Joan Miró

De Chirico, que, entre 1911 y 1917, fue el gran"meta-físico", Max Ernst y André Masson, que son los pintores-filósofos-poetas, poseen, con dos o tres más, las llaves del ámbito surrealista. Joan Miró, que en 1924 fue vecino de Masson en su estudio de la calle Blomet, y más tarde de Ernst, en la calle Tourlaque, durante 1927, llevaba consigo la frescura de un alba de Rimbaud.
Cuando se contemplan hoy los cuadros pintados por Miró en los años 1924-1930 es imposible sustraerse del magistral dominio del color que acreditaba el genial pintor. Ante sus obras, se siente el color como captado en su mismo nacimiento, un color a la vez amplio y ligero, donde se inscriben, decantados hasta la pureza primordial, los signos de una magia de encantamiento, acompañando y dando ritmo a la más inesperada de las fiestas espirituales.
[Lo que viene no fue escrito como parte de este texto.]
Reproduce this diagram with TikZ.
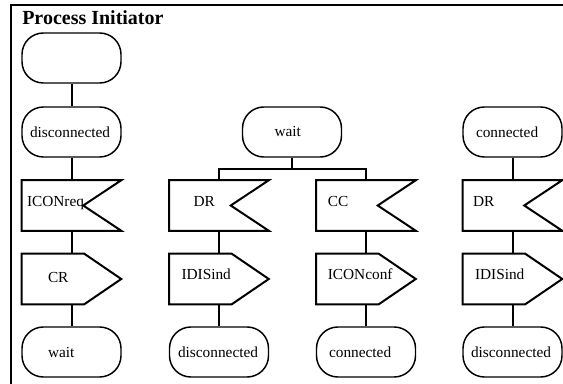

Joan Miró permite una nueva visión sobre las cosas, una mirada que se tuvo pero que se ha perdido por el camino. De este modo, Miró muestra las estrellas con la familiaridad de un niño que hace admirar sus canicas, estrellas danzarinas, díscolas, acariciadoras, que juegan en la límpida noche con los perros, los gatos, los saltamontes, los pájaros, las cabelleras de las mujeres y con delirantes fuegos fatuos. Un universo lúdico, el mirómundo, como se lo ha llamado en otro lugar, pues de sus obras es posible extraer una concepción muy personal de la vida. Este mirómundo se bosqueja en cada tela con su población de seres sensuales y tiernamente chuscos, cuyas formas recuerdan las de la ameba, de las holoturias, de los tubérculos y del castaño de Indias, seres que se prolongan en raicillas, en punteados, en nubes, que por todas partes surgen elementos palpantes y se desplazan con ayuda de la vibración de las pestañas. De esta forma, Miró invita a una coreografía en pleno cielo de tal naturaleza que, al contemplarla, hace inevitable que venga a la memoria este adagio:"a horizonte perdido, paraíso recobrado".